A CVT has truly succeeded if the average driver can hop in, drive and never know there's anything different about it. The Impreza isn't quite there, but it's as close as any four-cylinder/CVT combo I've driven, and maybe closer.
Anyone who wants to pretend he's driving a regular automatic can use the steering-wheel-mounted shift paddles to select "gears" sequentially. They aren't gears as much as six fixed ratios along the CVT's wide range.
If you want a true manual, you can get that, too, standard on all trim levels but the Limited. The five-speed has a light clutch pedal and a journeyman shifter and is pleasant enough to use, but the advantages are fewer than ever. Yes, it will save you $1,000, but the mileage advantage is gone ? 25/34 mpg versus 27/36 mpg with the automatic, in the sedan. (The manual hatchback gets 1 mpg less on the highway.)
The transmission also needs another gear, both for efficiency and performance's sake. As manual transmissions' mileage advantage slips away, I suspect automakers will learn that they appeal mainly to those who simply want to drive a manual, and those buyers will demand more performance, not less.

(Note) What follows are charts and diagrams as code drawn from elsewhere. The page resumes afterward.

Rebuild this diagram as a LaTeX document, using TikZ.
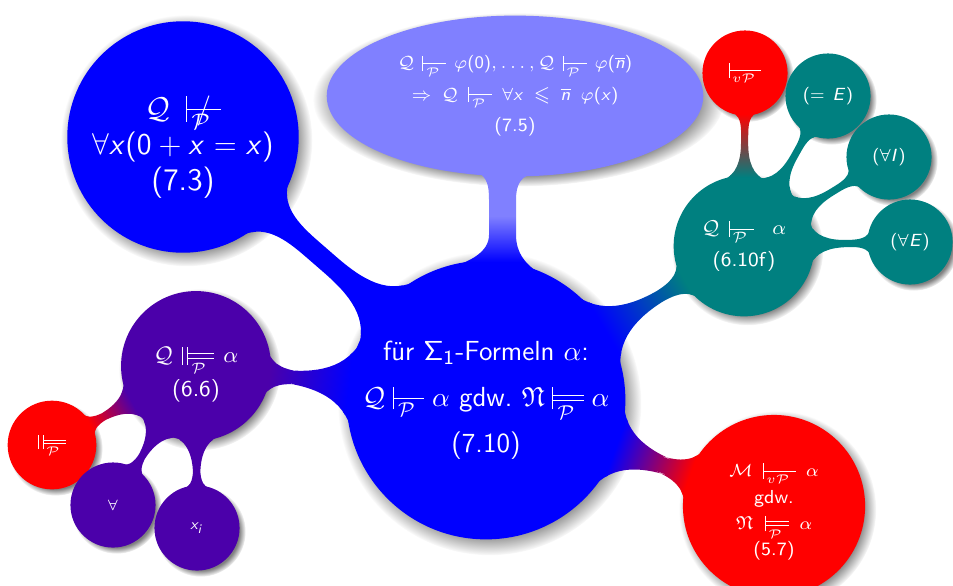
\documentclass[tikz,border=0pt]{standalone}
\usepackage{amsmath,amssymb}
\usetikzlibrary{mindmap,shadows,shapes.geometric,calc}
% sans serif digits and latin letters in formulas
\DeclareSymbolFont{operators}{OT1}{cmss}{m}{n}
\DeclareSymbolFont{sfletters}{OT1}{cmss}{m}{sl}
\DeclareMathSymbol{x}{\mathalpha}{sfletters}{`x}
\DeclareMathSymbol{n}{\mathalpha}{sfletters}{`n}
\DeclareMathSymbol{i}{\mathalpha}{sfletters}{`i}
\DeclareMathSymbol{E}{\mathalpha}{sfletters}{`E}
\DeclareMathSymbol{I}{\mathalpha}{sfletters}{`I}
\definecolor{vio}{RGB}{75,0,170}
\pgfdeclareverticalshading{barfade}{100bp}{color(0bp)=(blue); color(37bp)=(blue);
  color(54bp)=(blue!50); color(100bp)=(blue!50)}
% turnstiles with long bar and index below it
\newsavebox\subbox
\newlength\barwd
\newcommand{\vb}{\rule[-0.25ex]{0.4pt}{1.85ex}}
\newcommand{\hb}[1]{\rule[#1]{\barwd}{0.4pt}}
\newcommand{\setsub}[1]{\sbox\subbox{$\scriptstyle #1$}%
  \setlength\barwd{\wd\subbox}\addtolength\barwd{0.5em}}
\newcommand{\putsub}[1]{\hskip0.15em\raisebox{#1}{\usebox\subbox}\hskip0.35em}
\newcommand{\prv}[1]{\setsub{#1}\mathrel{\vb\rlap{\hb{0.6ex}}\putsub{-0.85ex}}}
\newcommand{\nprv}[1]{\setsub{#1}\mathrel{\vb\rlap{\hb{0.6ex}}\rlap{\hskip0.3em$/$}\putsub{-0.85ex}}}
\newcommand{\mdl}[1]{\setsub{#1}\mathrel{\vb\rlap{\hb{0.85ex}}\rlap{\hb{0.4ex}}\putsub{-1.05ex}}}
\newcommand{\dmdl}[1]{\setsub{#1}\mathrel{\vb\hskip1.4pt\vb\rlap{\hb{0.85ex}}\rlap{\hb{0.4ex}}\putsub{-1.05ex}}}
\tikzset{
  cpt/.style={concept, concept color=#1, text=white, circular drop shadow,
    align=center, inner sep=0pt},
  leaf/.style={cpt=#1, minimum size=1.15cm, text width=1.1cm,
    font=\sffamily\fontsize{7}{9}\selectfont},
}
\begin{document}
\begin{tikzpicture}[x=0.014cm,y=-0.014cm,mindmap]
\useasboundingbox (0,0) rectangle (953,585);
% main concept
\node[cpt=blue, minimum size=3.7cm, text width=3.5cm,
  font=\sffamily\fontsize{11}{14}\selectfont] (main) at (486,400)
  {für $\Sigma_1$-Formeln $\alpha$:\\[0.9ex]
   $\mathcal Q\prv{\mathcal P}\alpha$ gdw.\ $\mathfrak N\mdl{\mathcal P}\alpha$\\[0.9ex]
   (7.10)};
% first ring
\node[cpt=blue, minimum size=2.8cm, text width=2.7cm,
  font=\sffamily\fontsize{12.5}{14.5}\selectfont] (n73) at (183,137)
  {\rule{0pt}{17pt}$\mathcal Q\nprv{\mathcal P}$\\ $\forall x(0+x=x)$\\ (7.3)};
\node[cpt=blue!50, ellipse, minimum width=4.48cm, minimum height=2.21cm,
  text width=3.7cm, font=\sffamily\fontsize{7.5}{12.5}\selectfont] (n75) at (515,96)
  {$\mathcal Q\prv{\mathcal P}\varphi(0),\dots,\mathcal Q\prv{\mathcal P}\varphi(\overline n)$\\
   $\Rightarrow\mathcal Q\prv{\mathcal P}\forall x\leqslant\overline n\;\varphi(x)$\\ (7.5)};
\node[cpt=teal, minimum size=1.85cm, text width=1.8cm,
  font=\sffamily\fontsize{8}{12.5}\selectfont] (n610) at (744,246)
  {$\mathcal Q\prv{\mathcal P}\;\alpha$\\ (6.10f)};
\node[cpt=red, minimum size=2.18cm, text width=2cm,
  font=\sffamily\fontsize{7.5}{10.5}\selectfont] (n57) at (774,506)
  {\rule{0pt}{10pt}$\mathcal M\prv{v\mathcal P}\alpha$\\ gdw.\\ $\mathfrak N\mdl{\mathcal P}\alpha$\\ (5.7)};
\node[cpt=vio, minimum size=1.85cm, text width=1.8cm,
  font=\sffamily\fontsize{9}{13.5}\selectfont] (n66) at (196,366)
  {\rule{0pt}{13pt}$\mathcal Q\dmdl{\mathcal P}\alpha$\\ (6.6)};
% second ring
\node[leaf=red] (vp) at (745,73) {$\prv{v\mathcal P}$};
\node[leaf=teal] (eqe) at (828,96) {$(=E)$};
\node[leaf=teal] (alli) at (889,157) {$(\forall I)$};
\node[leaf=teal] (alle) at (910,242) {$(\forall E)$};
\node[leaf=red, minimum size=1.2cm] (mp) at (52,445) {$\dmdl{\mathcal P}$};
\node[leaf=vio, font=\sffamily\fontsize{6}{8}\selectfont] (all) at (113,505) {$\forall$};
\node[leaf=vio, font=\sffamily\fontsize{6}{8}\selectfont] (xi) at (197,528) {$x_i$};
% connections
\path (main) to[circle connection bar switch color=from (blue) to (blue)] (n73);
\path (main) to[circle connection bar switch color=from (blue) to (teal)] (n610);
\path (main) to[circle connection bar switch color=from (blue) to (red)] (n57);
\path (main) to[circle connection bar switch color=from (blue) to (vio)] (n66);
\path (n610) to[circle connection bar switch color=from (teal) to (red)] (vp);
\foreach \c in {eqe,alli,alle}
  \path (n610) to[circle connection bar switch color=from (teal) to (teal)] (\c);
\path (n66) to[circle connection bar switch color=from (vio) to (red)] (mp);
\foreach \c in {all,xi}
  \path (n66) to[circle connection bar switch color=from (vio) to (vio)] (\c);
% bar up to the ellipse, drawn by hand
\coordinate (bt) at (n75.south);
\coordinate (bb) at (main.north);
\shade[shading=barfade]
  ($(bt)+(-45,-15)$) -- ($(bt)+(-37,-2.5)$)
  .. controls ($(bt)+(-28,3)$) and ($(bt)+(-26,10)$) .. ($(bt)+(-26,25)$)
  -- ($(bt)+(-26,60)$)
  .. controls ($(bb)+(3,-10)$) and ($(bb)+(-16,0)$) .. ($(bb)+(-41,7)$)
  -- ($(bb)+(-41,32)$) -- ($(bb)+(59,32)$) -- ($(bb)+(59,14)$)
  .. controls ($(bb)+(39,4)$) and ($(bb)+(30,-10)$) .. ($(bt)+(1,60)$)
  -- ($(bt)+(1,25)$)
  .. controls ($(bt)+(1,11)$) and ($(bt)+(5,3)$) .. ($(bt)+(15,-0.5)$)
  -- ($(bt)+(15,-15)$) -- cycle;
\end{tikzpicture}
\end{document}
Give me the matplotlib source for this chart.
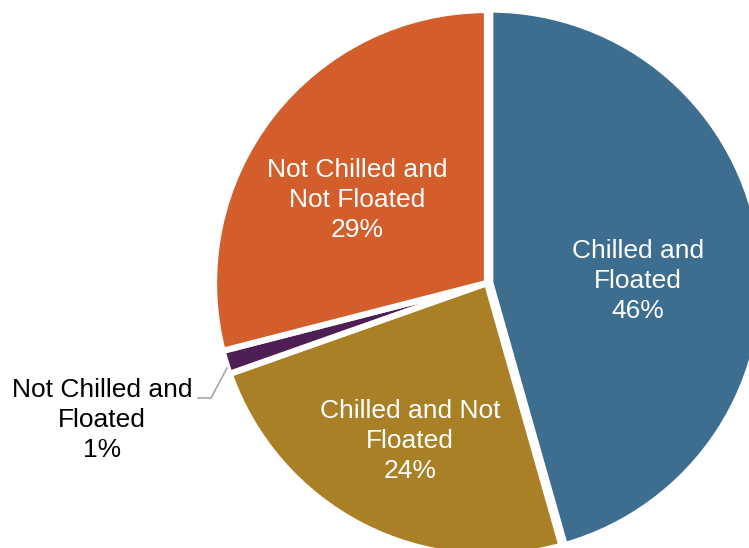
import matplotlib.pyplot as plt

plt.rcParams['font.family'] = ['Liberation Sans', 'DejaVu Sans']

# data
categories = ['Chilled and\nFloated', 'Chilled and Not\nFloated',
              'Not Chilled and\nFloated', 'Not Chilled and\nNot Floated']
shares = [45.6, 24.0, 1.4, 29.0]
colors = ['#3D6E8F', '#AA8026', '#4E1E55', '#D35D2B']

W, H = 749, 548
cx, cy, R = 487, 283, 273  # pie centre and radius in pixels


def px(x, y):
    # pixel position -> data coords (pie radius = 1)
    return (x - cx) / R, (cy - y) / R


fig = plt.figure(figsize=(W / 100, H / 100), dpi=100)
ax = fig.add_axes([0, 0, 1, 1])

wedges, _ = ax.pie(shares, colors=colors, startangle=90, counterclock=False,
                   radius=1, explode=[0.012, 0, 0, 0],
                   wedgeprops=dict(edgecolor='white', linewidth=4.5))

# labels
label_pos = [(638, 281), (410, 441), (102, 420), (357, 200)]
label_col = ['white', 'white', 'black', 'white']
for cat, val, (x, y), c in zip(categories, shares, label_pos, label_col):
    ax.text(*px(x, y), f'{cat}\n{round(val)}%', ha='center', va='center',
            fontsize=19, color=c, linespacing=1.32)

# leader line for the small slice
lx, ly = zip(px(198, 398), px(211, 398), px(227, 368))
ax.plot(lx, ly, color='#A6A6A6', lw=1.2)

ax.set_xlim(px(0, 0)[0], px(W, 0)[0])
ax.set_ylim(px(0, H)[1], px(0, 0)[1])
ax.set_aspect('equal')
ax.axis('off')

fig.savefig('out.png', dpi=100, facecolor='white')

The manual 2012 Impreza doesn't fit that description.
Apart from the manual gearbox's inherent limitations, it teams with a simpler, viscous-coupling all-wheel-drive system rather than the automatic's sophisticated electronically controlled clutch-based hardware. The latter can apportion 100 percent of the power to the front or rear axle while the manual splits it 50/50. This is the norm across Subaru's other models (except the high-performance STI), in which I've found both systems to be excellent in snow and off-road. Most drivers wouldn't perceive a difference.